You can obviously tweak that quite a bit given someone savvy enough in MySQL tuning, but really, it's not fucking worth it man. Just get rid of the FKs. There is a better way.
Yes, indexing the PK across the entities will help speed up the lookup, but it's not going to enforce shit.
You will have to enforce the constraint yourself in code.
You could do that by writing a stored procedure and requiring that it only be done through the stored procedure. That is assuming your primary concern here is performance and not compliance.
Because a unique constraint just means I have to provide you with a unique value, doesn't mean that value necessarily exists as a PK in the other entity :)
It's 5.4+ actually, but whether or not it's valid really isn't the underlying reason for why it could cause a bug.
For example, if myfunction happens to return an array that does not contain a key of 2, then you would get an undefined index notice. Or if it happens to return something that isn't an array at all.

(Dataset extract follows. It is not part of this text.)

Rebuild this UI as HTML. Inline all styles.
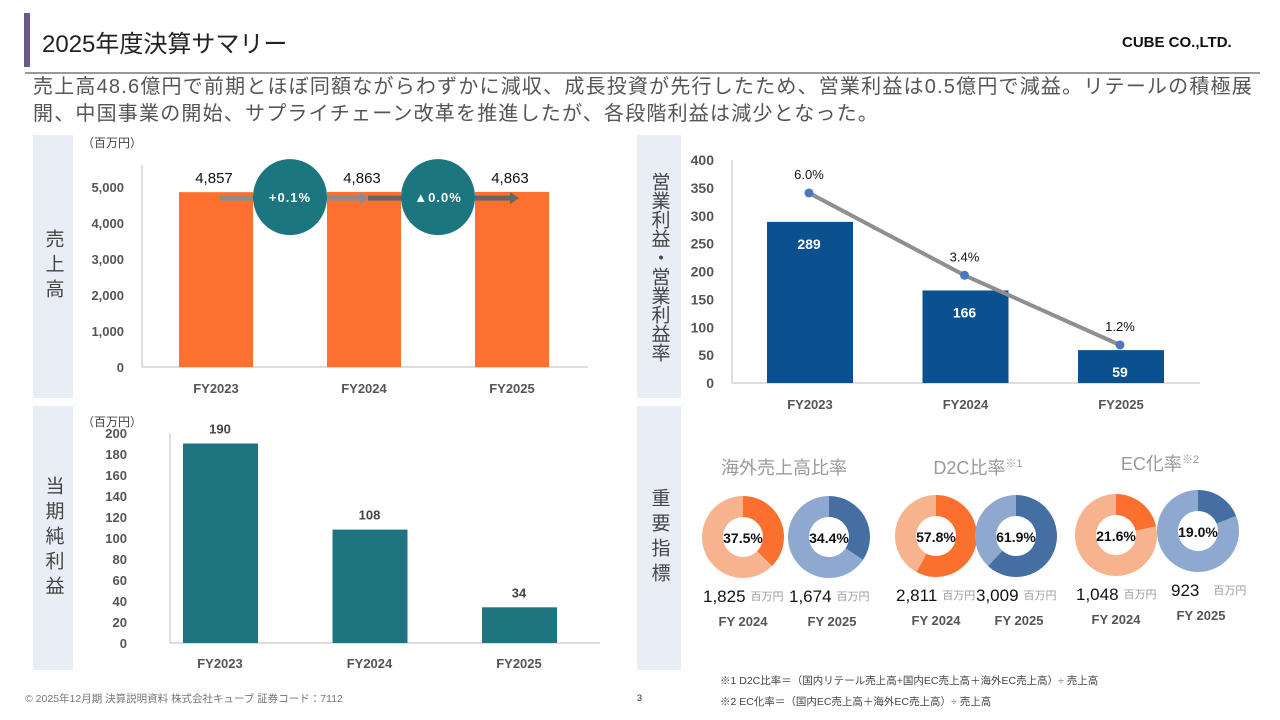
<!DOCTYPE html>
<html><head><meta charset="utf-8">
<style>
body{margin:0;width:1280px;height:720px;overflow:hidden;background:#fff;font-family:"Liberation Sans","Noto Sans CJK JP",sans-serif;position:relative}
.abs{position:absolute}
.side{position:absolute;background:#e9eef6;color:#444;font-size:19px;display:flex;align-items:center;justify-content:center;writing-mode:vertical-rl;letter-spacing:6px}
svg text{font-family:"Liberation Sans","Noto Sans CJK JP",sans-serif}
</style></head><body>
<div class="abs" style="left:24px;top:13px;width:6px;height:54px;background:#6a5a8c"></div>
<div class="abs" style="left:42px;top:24px;font-size:24px;color:#222">2025年度決算サマリー</div>
<div class="abs" style="left:1122px;top:34px;font-size:15px;font-weight:bold;color:#111">CUBE CO.,LTD.</div>
<div class="abs" style="left:25px;top:72px;width:1235px;height:2px;background:#999"></div>
<div class="abs" style="left:33px;top:74px;width:1245px;font-size:20px;letter-spacing:1.2px;line-height:27px;color:#555;white-space:nowrap">売上高48.6億円で前期とほぼ同額ながらわずかに減収、成長投資が先行したため、営業利益は0.5億円で減益。リテールの積極展<br>開、中国事業の開始、サプライチェーン改革を推進したが、各段階利益は減少となった。</div>

<div class="side" style="left:33px;top:135px;width:40px;height:263px">売上高</div>
<div class="side" style="left:33px;top:406px;width:40px;height:264px">当期純利益</div>
<div class="side" style="left:637px;top:135px;width:44px;height:263px;letter-spacing:0">営業利益・営業利益率</div>
<div class="side" style="left:637px;top:406px;width:44px;height:264px">重要指標</div>

<svg id="svg" class="abs" style="left:0;top:0" width="1280" height="720"></svg>

<div class="abs" style="left:720px;top:673px;font-size:10.5px;color:#444">※1 D2C比率＝（国内リテール売上高+国内EC売上高＋海外EC売上高）÷ 売上高</div>
<div class="abs" style="left:720px;top:694px;font-size:10.5px;color:#444">※2 EC化率＝（国内EC売上高＋海外EC売上高）÷ 売上高</div>
<div class="abs" style="left:25px;top:691px;font-size:10.5px;color:#777">© 2025年12月期 決算説明資料 株式会社キューブ 証券コード：7112</div>
<div class="abs" style="left:637px;top:693px;font-size:9px;color:#222">3</div>

<script>
const years = ["FY2023","FY2024","FY2025"];
const salesValues = [4857, 4863, 4863];
const salesTicks = [0,1000,2000,3000,4000,5000];
const salesChange = ["+0.1%","▲0.0%"];
const opValues = [289, 166, 59];
const opRates = [6.0, 3.4, 1.2];
const opTicks = [0,50,100,150,200,250,300,350,400];
const niValues = [190, 108, 34];
const niTicks = [0,20,40,60,80,100,120,140,160,180,200];
const kpiTitles = ["海外売上高比率","D2C比率","EC化率"];
const kpiNotes = ["","※1","※2"];
const kpiPercents = [37.5, 34.4, 57.8, 61.9, 21.6, 19.0];
const kpiAmounts = ["1,825","1,674","2,811","3,009","1,048","923"];
const kpiYears = ["FY 2024","FY 2025","FY 2024","FY 2025","FY 2024","FY 2025"];

const svg = document.getElementById('svg');
const NS = "http://www.w3.org/2000/svg";
function mk(tag, attrs, txt){const e=document.createElementNS(NS,tag);for(const k in attrs)e.setAttribute(k,attrs[k]);if(txt!==undefined)e.textContent=txt;svg.appendChild(e);return e;}
function fmt(v){return v.toLocaleString('en-US');}

// ---- Sales chart
{
 const y0=367, h=180, max=5000; const ys=v=>y0-v/max*h;
 const xc=i=>216+i*148;
 mk('line',{x1:142,y1:165,x2:142,y2:y0,stroke:'#bbb'});
 mk('line',{x1:142,y1:y0,x2:588,y2:y0,stroke:'#bbb'});
 let t=mk('text',{x:82,y:147,'font-size':12,fill:'#444'},'（百万円）');
 
 salesTicks.forEach(v=>{const e=mk('text',{x:124,y:ys(v)+5,'font-size':13,'font-weight':'bold',fill:'#555','text-anchor':'end'},fmt(v));
  });
 salesValues.forEach((v,i)=>{
  const r=mk('rect',{x:xc(i)-37,y:ys(v),width:74,height:y0-ys(v),fill:'#fd7030'});
  
  const l=mk('text',{x:xc(i)-2,y:ys(v)-9,'font-size':15,fill:'#111','text-anchor':'middle'},fmt(v));
  
  const c=mk('text',{x:xc(i),y:393,'font-size':13,'font-weight':'bold',fill:'#555','text-anchor':'middle'},years[i]);
  
 });
 const ay=ys(salesValues[0])+6;
 [[220,360,'#8c8c8c'],[368,510,'#666']].forEach((a,i)=>{
  const ln=mk('line',{x1:a[0],y1:ay,x2:a[1],y2:ay,stroke:a[2],'stroke-width':5});
  
  mk('polygon',{points:`${a[1]},${ay-6} ${a[1]+9},${ay} ${a[1]},${ay+6}`,fill:a[2]});
 });
 salesChange.forEach((s,i)=>{
  const cx=(xc(i)+xc(i+1))/2;
  const c=mk('ellipse',{cx:cx,cy:ay-1,rx:37,ry:38,fill:'#1b7680'});
  
  mk('text',{x:cx,y:ay+4,'font-size':13,'font-weight':'bold',fill:'#fff','text-anchor':'middle','letter-spacing':1},s);
 });
}

// ---- Operating income chart
{
 const y0=383, h=223, max=400, rmax=7.04; const ys=v=>y0-v/max*h; const yr=r=>y0-r/rmax*h;
 const xc=i=>810+i*155.5;
 mk('line',{x1:732,y1:160,x2:732,y2:y0,stroke:'#bbb'});
 mk('line',{x1:732,y1:y0,x2:1200,y2:y0,stroke:'#bbb'});
 opTicks.forEach(v=>{const e=mk('text',{x:714,y:ys(v)+5,'font-size':14,'font-weight':'bold',fill:'#555','text-anchor':'end'},v);
  });
 opValues.forEach((v,i)=>{
  const r=mk('rect',{x:xc(i)-43,y:ys(v),width:86,height:y0-ys(v),fill:'#0b5190'});
  
  const l=mk('text',{x:xc(i)-1,y:ys(v)+27,'font-size':14,'font-weight':'bold',fill:'#fff','text-anchor':'middle'},v);
  
  const c=mk('text',{x:xc(i),y:409,'font-size':13,'font-weight':'bold',fill:'#555','text-anchor':'middle'},years[i]);
  
 });
 const pl=mk('polyline',{points:opRates.map((r,i)=>`${xc(i)-1},${yr(r)}`).join(' '),fill:'none',stroke:'#8f8f8f','stroke-width':4});
 
 opRates.forEach((r,i)=>{
  const p=mk('circle',{cx:xc(i)-1,cy:yr(r),r:4.5,fill:'#4a78bf'});
  
  const l=mk('text',{x:xc(i)-1,y:yr(r)-14,'font-size':13,fill:'#111','text-anchor':'middle'},r.toFixed(1)+'%');
  
 });
}

// ---- Net income chart
{
 const y0=643, h=210, max=200; const ys=v=>y0-v/max*h;
 const xc=i=>220+i*149.5;
 mk('line',{x1:170,y1:433,x2:170,y2:y0,stroke:'#bbb'});
 mk('line',{x1:170,y1:y0,x2:600,y2:y0,stroke:'#bbb'});
 let t=mk('text',{x:82,y:426,'font-size':12,fill:'#444'},'（百万円）');
 
 niTicks.forEach(v=>{const e=mk('text',{x:127,y:ys(v)+5,'font-size':13,'font-weight':'bold',fill:'#555','text-anchor':'end'},v);
  });
 niValues.forEach((v,i)=>{
  const r=mk('rect',{x:xc(i)-37,y:ys(v),width:75,height:y0-ys(v),fill:'#1e7580'});
  
  const l=mk('text',{x:xc(i),y:ys(v)-10,'font-size':13,'font-weight':'bold',fill:'#444','text-anchor':'middle'},v);
  
  const c=mk('text',{x:xc(i),y:668,'font-size':13,'font-weight':'bold',fill:'#555','text-anchor':'middle'},years[i]);
  
 });
}

// ---- KPI donuts
{
 const cxs=[743,829,936,1016,1116,1198];
 const cys=[537,537,536,536,535,531];
 const titleX=[784,978,1160], titleY=[474,474,470];
 kpiTitles.forEach((s,i)=>{
  const t=mk('text',{x:titleX[i],y:titleY[i],'font-size':18,fill:'#999','text-anchor':'middle'},s);
  
  if(kpiNotes[i]){const ts=document.createElementNS(NS,'tspan');ts.setAttribute('font-size',11);ts.setAttribute('dy',-7);ts.textContent=kpiNotes[i];t.appendChild(ts);}
 });
 const R=41, r=20;
 function arc(cx,cy,a0,a1){
  const p=(a,rr)=>[cx+rr*Math.sin(a),cy-rr*Math.cos(a)];
  const lg=(a1-a0)>Math.PI?1:0;
  const [x1,y1]=p(a0,R),[x2,y2]=p(a1,R),[x3,y3]=p(a1,r),[x4,y4]=p(a0,r);
  return `M${x1},${y1}A${R},${R} 0 ${lg} 1 ${x2},${y2}L${x3},${y3}A${r},${r} 0 ${lg} 0 ${x4},${y4}Z`;
 }
 kpiPercents.forEach((pct,i)=>{
  const blue=i%2===1, cx=cxs[i], cy=cys[i];
  const a=pct/100*2*Math.PI;
  const bg=mk('path',{d:arc(cx,cy,a,2*Math.PI-0.0001),fill:blue?'#8ea8cf':'#f6b38d'});
  
  const fg=mk('path',{d:arc(cx,cy,0,a),fill:blue?'#456fa3':'#fb6f2f'});
  
  const l=mk('text',{x:cx,y:cy+6,'font-size':14,'font-weight':'bold',fill:'#111','text-anchor':'middle'},pct.toFixed(1)+'%');
  
  const am=mk('text',{x:cx-40+(i===5?13:0),y:cy+65,'font-size':17,fill:'#111'},kpiAmounts[i]);
  
  const bb=am.getBBox();
  const u=mk('text',{x:bb.x+bb.width+(i===5?14:5),y:cy+63,'font-size':11,fill:'#999'},'百万円');
  
  const y=mk('text',{x:cx+(i%2?3:0),y:cy+89,'font-size':13,'font-weight':'bold',fill:'#555','text-anchor':'middle'},kpiYears[i]);
  
 });
}
</script>
</body></html>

If you're using a custom error handler that throws an exception for every error, and that exception is uncaught, it becomes a fatal.
A fatal in a production environment that does not have display_errors turned on is a WSOD :)
It's just not good practice to do that given those reasons.
The better approach is to always assign the return value to a temporary variable and then check isset if you can't be certain the return value will always be an array containing that key, with any given input.